Problem to solve
Everything in the listing except the pictures should be written out exactly.

- - - - - - -

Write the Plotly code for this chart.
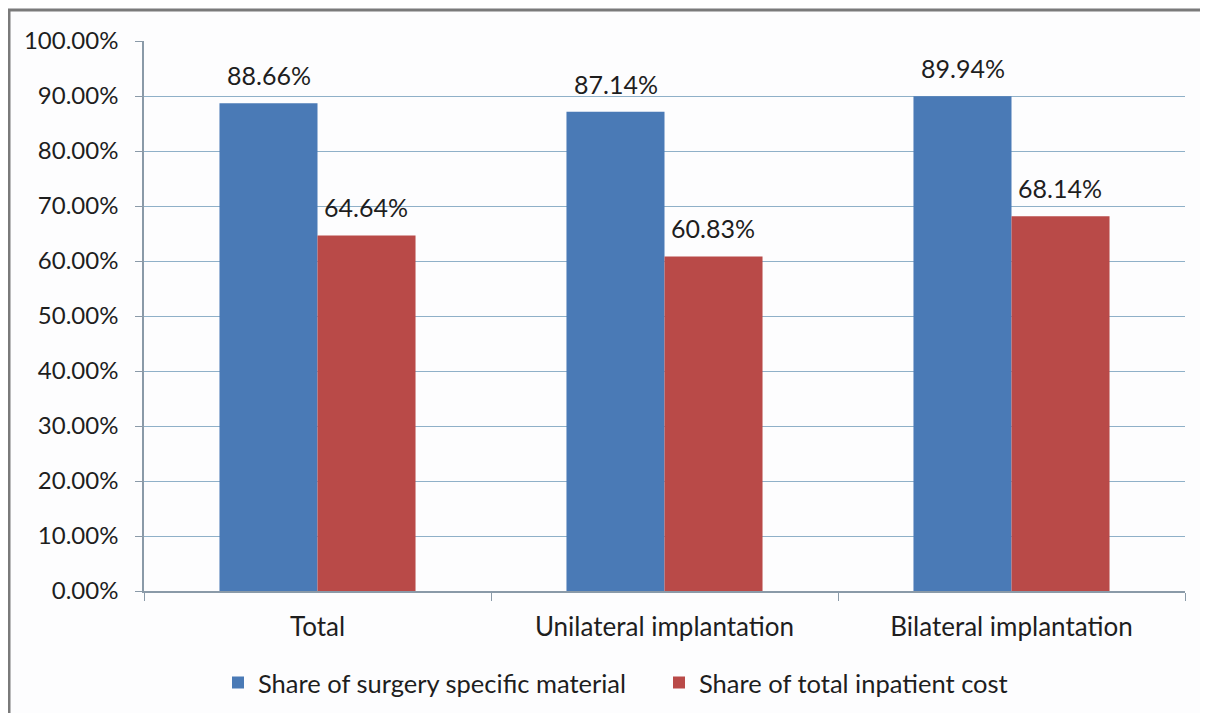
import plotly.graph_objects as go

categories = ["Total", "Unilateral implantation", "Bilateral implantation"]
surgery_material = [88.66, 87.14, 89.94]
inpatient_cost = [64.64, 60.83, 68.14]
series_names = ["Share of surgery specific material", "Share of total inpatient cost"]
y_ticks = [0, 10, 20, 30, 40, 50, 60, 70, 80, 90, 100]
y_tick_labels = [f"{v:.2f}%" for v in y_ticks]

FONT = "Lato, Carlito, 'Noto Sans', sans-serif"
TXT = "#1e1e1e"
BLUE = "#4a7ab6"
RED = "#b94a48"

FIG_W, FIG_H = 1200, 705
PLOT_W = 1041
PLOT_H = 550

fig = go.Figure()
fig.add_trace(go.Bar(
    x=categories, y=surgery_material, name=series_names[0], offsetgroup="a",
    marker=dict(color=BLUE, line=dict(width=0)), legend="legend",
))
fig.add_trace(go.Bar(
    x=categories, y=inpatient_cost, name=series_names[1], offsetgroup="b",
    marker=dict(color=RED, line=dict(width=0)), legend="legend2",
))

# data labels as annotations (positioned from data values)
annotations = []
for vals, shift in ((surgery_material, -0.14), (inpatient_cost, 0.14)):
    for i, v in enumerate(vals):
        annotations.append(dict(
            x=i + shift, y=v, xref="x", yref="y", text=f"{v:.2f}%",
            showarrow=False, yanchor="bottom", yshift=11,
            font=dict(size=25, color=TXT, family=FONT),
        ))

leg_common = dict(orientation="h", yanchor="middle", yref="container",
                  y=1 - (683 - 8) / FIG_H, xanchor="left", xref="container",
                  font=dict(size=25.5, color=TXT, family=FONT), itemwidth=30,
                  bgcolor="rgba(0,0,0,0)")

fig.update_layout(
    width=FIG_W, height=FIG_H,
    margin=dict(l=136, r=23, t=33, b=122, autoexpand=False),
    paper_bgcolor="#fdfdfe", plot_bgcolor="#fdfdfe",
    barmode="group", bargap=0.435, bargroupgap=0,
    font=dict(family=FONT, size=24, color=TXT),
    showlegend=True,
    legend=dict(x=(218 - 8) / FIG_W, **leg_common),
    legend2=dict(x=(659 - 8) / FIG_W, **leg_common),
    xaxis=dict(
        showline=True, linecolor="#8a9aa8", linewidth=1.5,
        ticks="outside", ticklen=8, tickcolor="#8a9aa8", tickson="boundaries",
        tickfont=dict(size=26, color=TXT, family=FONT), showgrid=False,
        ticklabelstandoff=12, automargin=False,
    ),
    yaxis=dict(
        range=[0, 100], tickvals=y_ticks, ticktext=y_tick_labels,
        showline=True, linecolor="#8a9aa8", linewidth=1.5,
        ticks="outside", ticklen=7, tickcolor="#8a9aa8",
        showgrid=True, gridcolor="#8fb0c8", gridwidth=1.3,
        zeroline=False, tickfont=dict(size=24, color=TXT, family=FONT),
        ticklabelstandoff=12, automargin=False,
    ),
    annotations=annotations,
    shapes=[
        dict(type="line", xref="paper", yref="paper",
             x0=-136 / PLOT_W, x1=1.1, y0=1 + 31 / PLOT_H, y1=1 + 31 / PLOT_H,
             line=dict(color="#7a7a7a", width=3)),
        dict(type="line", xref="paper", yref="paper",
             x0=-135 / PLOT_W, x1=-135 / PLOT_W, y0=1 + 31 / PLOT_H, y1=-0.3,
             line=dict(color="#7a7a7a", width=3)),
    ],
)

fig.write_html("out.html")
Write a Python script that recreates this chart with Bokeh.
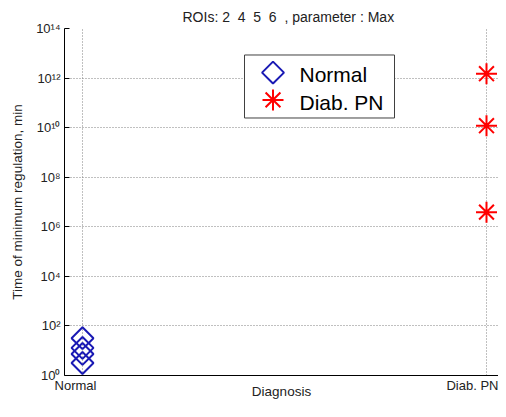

- - - - - - -

Answer for this exercise
Write the Plotly code for this chart.
import plotly.graph_objects as go

categories = ["Total", "Unilateral implantation", "Bilateral implantation"]
surgery_material = [88.66, 87.14, 89.94]
inpatient_cost = [64.64, 60.83, 68.14]
series_names = ["Share of surgery specific material", "Share of total inpatient cost"]
y_ticks = [0, 10, 20, 30, 40, 50, 60, 70, 80, 90, 100]
y_tick_labels = [f"{v:.2f}%" for v in y_ticks]

FONT = "Lato, Carlito, 'Noto Sans', sans-serif"
TXT = "#1e1e1e"
BLUE = "#4a7ab6"
RED = "#b94a48"

FIG_W, FIG_H = 1200, 705
PLOT_W = 1041
PLOT_H = 550

fig = go.Figure()
fig.add_trace(go.Bar(
    x=categories, y=surgery_material, name=series_names[0], offsetgroup="a",
    marker=dict(color=BLUE, line=dict(width=0)), legend="legend",
))
fig.add_trace(go.Bar(
    x=categories, y=inpatient_cost, name=series_names[1], offsetgroup="b",
    marker=dict(color=RED, line=dict(width=0)), legend="legend2",
))

# data labels as annotations (positioned from data values)
annotations = []
for vals, shift in ((surgery_material, -0.14), (inpatient_cost, 0.14)):
    for i, v in enumerate(vals):
        annotations.append(dict(
            x=i + shift, y=v, xref="x", yref="y", text=f"{v:.2f}%",
            showarrow=False, yanchor="bottom", yshift=11,
            font=dict(size=25, color=TXT, family=FONT),
        ))

leg_common = dict(orientation="h", yanchor="middle", yref="container",
                  y=1 - (683 - 8) / FIG_H, xanchor="left", xref="container",
                  font=dict(size=25.5, color=TXT, family=FONT), itemwidth=30,
                  bgcolor="rgba(0,0,0,0)")

fig.update_layout(
    width=FIG_W, height=FIG_H,
    margin=dict(l=136, r=23, t=33, b=122, autoexpand=False),
    paper_bgcolor="#fdfdfe", plot_bgcolor="#fdfdfe",
    barmode="group", bargap=0.435, bargroupgap=0,
    font=dict(family=FONT, size=24, color=TXT),
    showlegend=True,
    legend=dict(x=(218 - 8) / FIG_W, **leg_common),
    legend2=dict(x=(659 - 8) / FIG_W, **leg_common),
    xaxis=dict(
        showline=True, linecolor="#8a9aa8", linewidth=1.5,
        ticks="outside", ticklen=8, tickcolor="#8a9aa8", tickson="boundaries",
        tickfont=dict(size=26, color=TXT, family=FONT), showgrid=False,
        ticklabelstandoff=12, automargin=False,
    ),
    yaxis=dict(
        range=[0, 100], tickvals=y_ticks, ticktext=y_tick_labels,
        showline=True, linecolor="#8a9aa8", linewidth=1.5,
        ticks="outside", ticklen=7, tickcolor="#8a9aa8",
        showgrid=True, gridcolor="#8fb0c8", gridwidth=1.3,
        zeroline=False, tickfont=dict(size=24, color=TXT, family=FONT),
        ticklabelstandoff=12, automargin=False,
    ),
    annotations=annotations,
    shapes=[
        dict(type="line", xref="paper", yref="paper",
             x0=-136 / PLOT_W, x1=1.1, y0=1 + 31 / PLOT_H, y1=1 + 31 / PLOT_H,
             line=dict(color="#7a7a7a", width=3)),
        dict(type="line", xref="paper", yref="paper",
             x0=-135 / PLOT_W, x1=-135 / PLOT_W, y0=1 + 31 / PLOT_H, y1=-0.3,
             line=dict(color="#7a7a7a", width=3)),
    ],
)

fig.write_html("out.html")
Write a Python script that recreates this chart with Bokeh.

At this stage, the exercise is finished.